Chrysler Small Cars That Didn’t Make it

Chrysler Corporation’s interest in small cars goes back a long way from the introduction of the Valiant in 1959. One of Chrysler’s earliest attempts was a small car known as the Star Car. The name was derived from the 5 cylinder radial engine the car had as its source of power. The engine was quite small, displacing only 66.6 cubic inches and developed the credible sum of thirty horsepower. The engine was water cooled and leaned back at a forty-five degree angle. As can be seen from the photo with the front end removed, it was also a front wheel drive vehicle as well. The wheelbase was just 98” and the frame was made of 2.5” square tubing. In spite of all of these revolutionary features perhaps the most remarkable was the fact that the entire power train-engine transmission and front wheels-was mounted to a separate stub frame and could be unbolted and removed from the car. The first version of this car wore a rather crude sort of sedan type body, but the coupe version built later and shown here was a much better finished vehicle. The first vehicle was scrapped shortly after testing was completed in 1936 but the coupe survived until World War II. R. Ken Lee was the chief engineer on this project and Ted Pietsch was chief designer.

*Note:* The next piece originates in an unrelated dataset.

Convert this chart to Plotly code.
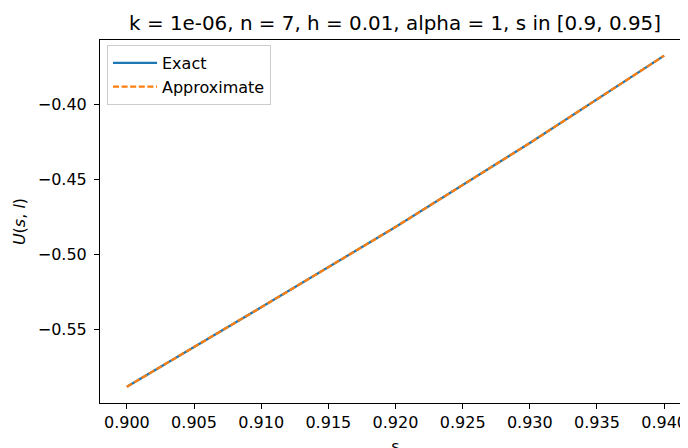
import plotly.graph_objects as go

s_values = [0.90, 0.91, 0.92, 0.93, 0.94]
u_exact = [-0.5878, -0.5350, -0.4816, -0.4258, -0.3677]
u_approx = [-0.5878, -0.5350, -0.4816, -0.4258, -0.3677]
x_ticks = [0.900, 0.905, 0.910, 0.915, 0.920, 0.925, 0.930, 0.935, 0.940]
y_ticks = [-0.55, -0.50, -0.45, -0.40]

# page body has an 8px margin, so the figure is drawn 8px in from the corner;
# the window crops its right and bottom edges like the reference image
OFF = 8
W, H = 688, 448
L, T = 100 - OFF, 40 - OFF
R = W - (691 - OFF)
B = H - (403 - OFF)
FONT = "DejaVu Sans"
TICK = 16

fig = go.Figure()
fig.add_trace(go.Scatter(x=s_values, y=u_exact, mode="lines", name="Exact",
                         line=dict(color="#1f77b4", width=2.3)))
fig.add_trace(go.Scatter(x=s_values, y=u_approx, mode="lines", name="Approximate",
                         line=dict(color="#ff7f0e", width=2.3, dash="6px,2.6px")))

fig.update_layout(
    width=W, height=H,
    margin=dict(l=L, r=R, t=T, b=B, autoexpand=False),
    paper_bgcolor="white", plot_bgcolor="white",
    font=dict(family=FONT, size=TICK, color="black"),
    title=dict(text="k = 1e-06, n = 7, h = 0.01, alpha = 1, s in [0.9, 0.95]",
               x=(395 - OFF) / W, xanchor="center", xref="container",
               y=1 - (23 - OFF) / H, yanchor="middle", yref="container",
               font=dict(family=FONT, size=19.9, color="black")),
    showlegend=True,
    legend=dict(x=(107 - 100) / (W - L - R), y=(403 - 45) / (H - T - B),
                xanchor="left", yanchor="top",
                bgcolor="rgba(255,255,255,0.8)", bordercolor="#cccccc", borderwidth=1,
                font=dict(family=FONT, size=TICK, color="black"),
                tracegroupgap=0, itemwidth=44),
    xaxis=dict(range=[0.898, 0.942], tickvals=x_ticks,
               ticktext=[f"{v:.3f}" for v in x_ticks],
               showgrid=False, zeroline=False, showline=True, linecolor="black",
               linewidth=1, mirror=True, ticks="outside", ticklen=5, tickwidth=1,
               tickcolor="black", ticklabelstandoff=0,
               title=dict(text="s", standoff=16, font=dict(family=FONT, size=TICK))),
    yaxis=dict(range=[-0.5986, -0.3573], tickvals=y_ticks,
               ticktext=["\u22120.55", "\u22120.50", "\u22120.45", "\u22120.40"],
               showgrid=False, zeroline=False, showline=True, linecolor="black",
               linewidth=1, mirror=True, ticks="outside", ticklen=5, tickwidth=1,
               tickcolor="black", ticklabelstandoff=4,
               title=dict(text="<i>U</i>(<i>s</i>, <i>l</i>)", standoff=8,
                          font=dict(family=FONT, size=TICK))),
)

fig.write_html("out.html")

The Interceptor was another vehicle which achieved a certain amount of development before falling by the wayside. Designed by Dean Clark it was a car similar in concept to the 1941 Thunderbolt. Designed only to carry two passengers it featured a detachable hardtop with blind rear quarters. It was much smaller than the Thunderbolt however and had only 100” wheelbase and a height of 63 inches. It had a simple grille of four horizontal bars with a fifth bar becoming a side moulding which ran under the head and taillights and all the way around the car. The headlights and front parking lights were mounted in the leading edge of the front fenders and the taillights appear similar to those used on the postwar Plymouth.

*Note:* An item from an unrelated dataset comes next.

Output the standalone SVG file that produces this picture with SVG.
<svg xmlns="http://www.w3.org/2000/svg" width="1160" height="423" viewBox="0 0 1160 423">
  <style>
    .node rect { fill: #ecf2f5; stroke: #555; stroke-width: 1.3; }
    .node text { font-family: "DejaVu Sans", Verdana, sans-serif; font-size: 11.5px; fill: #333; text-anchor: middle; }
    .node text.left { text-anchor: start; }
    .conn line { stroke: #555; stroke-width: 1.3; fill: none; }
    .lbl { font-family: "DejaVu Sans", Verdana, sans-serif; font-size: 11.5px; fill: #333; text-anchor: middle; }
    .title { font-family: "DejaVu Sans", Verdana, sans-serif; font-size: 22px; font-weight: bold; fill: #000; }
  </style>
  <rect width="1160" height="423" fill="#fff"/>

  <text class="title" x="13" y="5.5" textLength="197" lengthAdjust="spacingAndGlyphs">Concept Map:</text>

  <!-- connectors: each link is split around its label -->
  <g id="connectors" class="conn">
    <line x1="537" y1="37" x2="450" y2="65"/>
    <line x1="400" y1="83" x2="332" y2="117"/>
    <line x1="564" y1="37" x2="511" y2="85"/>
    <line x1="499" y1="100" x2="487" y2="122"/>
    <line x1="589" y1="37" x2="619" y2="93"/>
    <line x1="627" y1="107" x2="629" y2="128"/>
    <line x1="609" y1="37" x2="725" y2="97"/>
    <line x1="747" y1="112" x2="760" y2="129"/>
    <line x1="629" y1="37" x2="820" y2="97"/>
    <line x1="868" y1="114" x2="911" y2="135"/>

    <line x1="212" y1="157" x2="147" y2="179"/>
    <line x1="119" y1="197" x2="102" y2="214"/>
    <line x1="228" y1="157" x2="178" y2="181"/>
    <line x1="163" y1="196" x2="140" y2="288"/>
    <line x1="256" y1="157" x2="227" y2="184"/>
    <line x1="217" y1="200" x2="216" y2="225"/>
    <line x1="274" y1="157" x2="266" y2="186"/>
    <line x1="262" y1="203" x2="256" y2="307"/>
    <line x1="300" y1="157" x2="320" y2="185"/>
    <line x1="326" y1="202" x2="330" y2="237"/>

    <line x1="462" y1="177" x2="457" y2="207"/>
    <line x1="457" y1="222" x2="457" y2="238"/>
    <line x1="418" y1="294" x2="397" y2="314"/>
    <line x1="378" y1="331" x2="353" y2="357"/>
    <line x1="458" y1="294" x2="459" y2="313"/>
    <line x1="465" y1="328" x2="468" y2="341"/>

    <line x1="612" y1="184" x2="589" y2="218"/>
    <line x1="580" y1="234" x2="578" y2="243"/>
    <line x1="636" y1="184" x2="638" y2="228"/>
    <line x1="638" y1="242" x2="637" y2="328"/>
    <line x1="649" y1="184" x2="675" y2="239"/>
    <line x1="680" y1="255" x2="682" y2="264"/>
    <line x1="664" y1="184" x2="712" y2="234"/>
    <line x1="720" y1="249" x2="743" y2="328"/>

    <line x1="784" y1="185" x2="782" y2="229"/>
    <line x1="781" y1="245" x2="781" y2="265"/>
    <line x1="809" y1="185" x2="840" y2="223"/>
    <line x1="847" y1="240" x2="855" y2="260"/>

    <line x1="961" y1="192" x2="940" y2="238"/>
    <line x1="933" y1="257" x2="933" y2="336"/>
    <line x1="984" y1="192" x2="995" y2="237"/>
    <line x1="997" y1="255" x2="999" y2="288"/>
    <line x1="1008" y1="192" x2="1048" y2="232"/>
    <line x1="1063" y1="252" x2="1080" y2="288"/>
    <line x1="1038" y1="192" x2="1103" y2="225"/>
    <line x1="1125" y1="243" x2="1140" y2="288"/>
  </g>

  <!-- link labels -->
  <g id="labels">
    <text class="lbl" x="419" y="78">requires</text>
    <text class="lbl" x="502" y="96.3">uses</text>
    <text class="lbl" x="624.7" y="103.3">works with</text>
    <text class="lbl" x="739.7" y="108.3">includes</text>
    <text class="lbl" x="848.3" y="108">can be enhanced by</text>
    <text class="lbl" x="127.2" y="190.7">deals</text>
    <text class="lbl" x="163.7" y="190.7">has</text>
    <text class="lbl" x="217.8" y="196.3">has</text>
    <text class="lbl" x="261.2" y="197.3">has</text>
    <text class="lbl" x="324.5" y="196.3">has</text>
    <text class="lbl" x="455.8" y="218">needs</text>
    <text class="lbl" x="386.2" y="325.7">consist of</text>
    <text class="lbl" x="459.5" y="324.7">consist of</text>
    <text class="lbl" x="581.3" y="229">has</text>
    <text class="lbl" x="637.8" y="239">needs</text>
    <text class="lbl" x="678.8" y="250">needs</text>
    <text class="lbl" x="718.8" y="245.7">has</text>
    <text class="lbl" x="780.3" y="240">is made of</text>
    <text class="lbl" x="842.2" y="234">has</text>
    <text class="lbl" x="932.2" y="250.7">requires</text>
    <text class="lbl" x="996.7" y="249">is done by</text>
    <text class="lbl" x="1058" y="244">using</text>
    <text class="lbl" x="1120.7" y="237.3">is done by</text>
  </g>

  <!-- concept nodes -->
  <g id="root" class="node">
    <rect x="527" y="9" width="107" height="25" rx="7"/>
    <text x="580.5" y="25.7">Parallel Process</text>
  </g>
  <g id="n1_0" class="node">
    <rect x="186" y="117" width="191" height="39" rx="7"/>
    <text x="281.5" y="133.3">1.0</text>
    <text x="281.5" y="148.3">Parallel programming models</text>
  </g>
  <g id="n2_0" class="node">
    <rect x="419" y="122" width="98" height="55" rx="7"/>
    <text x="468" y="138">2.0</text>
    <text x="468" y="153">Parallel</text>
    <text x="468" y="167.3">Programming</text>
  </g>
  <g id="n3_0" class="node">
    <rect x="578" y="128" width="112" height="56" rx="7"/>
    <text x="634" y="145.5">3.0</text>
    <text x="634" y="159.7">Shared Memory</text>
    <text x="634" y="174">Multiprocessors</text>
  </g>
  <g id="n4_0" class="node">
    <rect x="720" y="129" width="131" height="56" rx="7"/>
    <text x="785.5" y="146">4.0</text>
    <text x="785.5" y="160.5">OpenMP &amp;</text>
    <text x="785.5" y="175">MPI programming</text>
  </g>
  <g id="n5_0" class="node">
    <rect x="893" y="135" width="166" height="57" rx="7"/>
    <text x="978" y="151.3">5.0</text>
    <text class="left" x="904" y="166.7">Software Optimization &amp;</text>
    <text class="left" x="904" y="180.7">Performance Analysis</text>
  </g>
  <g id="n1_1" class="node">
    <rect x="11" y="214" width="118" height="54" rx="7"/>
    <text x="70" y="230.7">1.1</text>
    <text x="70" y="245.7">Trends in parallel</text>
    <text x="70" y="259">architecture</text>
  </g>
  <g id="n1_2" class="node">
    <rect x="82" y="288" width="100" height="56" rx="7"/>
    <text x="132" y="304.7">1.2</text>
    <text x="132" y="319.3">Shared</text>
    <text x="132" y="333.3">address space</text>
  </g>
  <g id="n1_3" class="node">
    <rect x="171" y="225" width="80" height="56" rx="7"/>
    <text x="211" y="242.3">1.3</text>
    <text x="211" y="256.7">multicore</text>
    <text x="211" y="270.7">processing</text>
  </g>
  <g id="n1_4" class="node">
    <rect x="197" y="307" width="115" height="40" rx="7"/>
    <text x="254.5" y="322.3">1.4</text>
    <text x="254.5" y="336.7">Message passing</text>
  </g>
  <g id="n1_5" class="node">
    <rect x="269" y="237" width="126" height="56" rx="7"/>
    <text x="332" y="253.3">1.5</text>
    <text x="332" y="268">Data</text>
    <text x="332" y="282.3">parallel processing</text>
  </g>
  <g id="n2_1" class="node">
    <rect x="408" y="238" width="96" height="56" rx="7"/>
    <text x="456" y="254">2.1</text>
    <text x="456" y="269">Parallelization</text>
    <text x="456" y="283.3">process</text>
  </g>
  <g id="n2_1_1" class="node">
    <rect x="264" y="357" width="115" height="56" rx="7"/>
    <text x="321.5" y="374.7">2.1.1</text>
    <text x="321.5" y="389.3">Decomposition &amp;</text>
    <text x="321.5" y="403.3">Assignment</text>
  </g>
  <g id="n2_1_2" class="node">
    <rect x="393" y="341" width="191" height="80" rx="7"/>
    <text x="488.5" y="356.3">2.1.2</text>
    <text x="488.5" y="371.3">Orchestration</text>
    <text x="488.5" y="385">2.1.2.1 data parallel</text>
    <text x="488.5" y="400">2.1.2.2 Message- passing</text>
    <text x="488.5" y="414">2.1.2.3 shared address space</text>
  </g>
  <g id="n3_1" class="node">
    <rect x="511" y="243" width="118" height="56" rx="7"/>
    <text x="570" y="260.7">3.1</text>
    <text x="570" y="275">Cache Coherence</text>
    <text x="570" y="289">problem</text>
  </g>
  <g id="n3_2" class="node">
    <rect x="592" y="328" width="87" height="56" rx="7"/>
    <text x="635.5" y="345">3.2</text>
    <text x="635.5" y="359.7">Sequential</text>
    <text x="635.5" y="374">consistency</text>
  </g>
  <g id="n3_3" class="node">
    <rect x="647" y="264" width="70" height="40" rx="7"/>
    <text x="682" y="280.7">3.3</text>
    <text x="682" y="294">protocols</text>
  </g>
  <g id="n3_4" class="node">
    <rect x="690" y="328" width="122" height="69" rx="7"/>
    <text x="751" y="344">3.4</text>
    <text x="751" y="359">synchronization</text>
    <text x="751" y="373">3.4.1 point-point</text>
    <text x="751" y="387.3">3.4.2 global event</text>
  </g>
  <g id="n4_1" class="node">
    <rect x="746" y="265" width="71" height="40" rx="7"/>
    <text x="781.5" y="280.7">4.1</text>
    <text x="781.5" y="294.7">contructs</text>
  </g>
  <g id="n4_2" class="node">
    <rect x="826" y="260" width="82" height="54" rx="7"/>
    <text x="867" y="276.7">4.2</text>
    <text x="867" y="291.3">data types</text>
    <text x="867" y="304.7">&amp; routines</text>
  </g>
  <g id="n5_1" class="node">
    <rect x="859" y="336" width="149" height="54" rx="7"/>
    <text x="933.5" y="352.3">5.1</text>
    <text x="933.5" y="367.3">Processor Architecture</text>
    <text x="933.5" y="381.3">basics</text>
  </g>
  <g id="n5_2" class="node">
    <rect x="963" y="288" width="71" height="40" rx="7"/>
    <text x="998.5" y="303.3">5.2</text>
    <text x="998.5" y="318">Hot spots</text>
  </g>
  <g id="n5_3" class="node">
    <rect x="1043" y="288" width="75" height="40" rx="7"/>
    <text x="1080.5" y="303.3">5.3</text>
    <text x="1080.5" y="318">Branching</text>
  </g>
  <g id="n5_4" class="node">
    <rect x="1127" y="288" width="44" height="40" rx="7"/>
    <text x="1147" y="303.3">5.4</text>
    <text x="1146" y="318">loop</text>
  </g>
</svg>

Two cars seem to have been developed simultaneously in the immediate post war period. One was known as project A-106. With a wheelbase of 104 inches it had a target weight of 1800-1900 lbs. It was being developed as a two door as well as a four door vehicle and you can see three different front end proposals in the photos. It was to be powered by a four cylinder horizontally opposed engine and employed rear wheel drive thus resulting in an exceptionally tall driveshaft tunnel and limiting the passenger compartment to four people. The photo of the engine compartment shows the placement of the engine and the unusual front steering linkage and coil spring mounting.

The other vehicle under development at this time was project A-121 called the Cadet. The photos of this car taken in May of 1947 show a vehicle with a familial similarity to the second generation 1949 model. The front fender line which begins at the front of the car with the bulbous nose carried through to the rear fender where an add-on moulding continued to the rear of the car. With a forward slanting “B” pillar the upper door frames were nearly symmetrical. The overhang, particularly at the rear was greater than was considered normal for production vehicles of the time. The simple horizontal bar grille continued the contour of the hood as did the production 1949’s especially Plymouth. Concave bumpers were used at both ends, a feature which appeared on the 1949 Chrysler.

One other car carried the Cadet nameplate, a styling proposal photographed in the fall of 1951. Developed only as a four door sedan it appeared to be about the same size as the clay mockup of the 1953 Plymouth Suburban which is visible in the background. Lines were quite clean on this second Cadet proposal with a single character ridge running the length of the car. Taillights were incorporated into the ends of the quarterpanels. Both the front and rear bumpers are similar in appearance to those used on the production Plymouths of 1953/54. The predominant feature at the front was the trapezoidal shaped grille. It consisted of almost two dozen convex vertical bars enclosed within a narrow reveal moulding. The single headlamps were surrounded by a broad moulding at the leading edge of the fender, and the separate parking lights are mounted directly beneath the headlights. Because this car was identified as a Plymouth in the styling photographs the hood ornament appears to be a contemporary equivalent of a ship’s figurehead.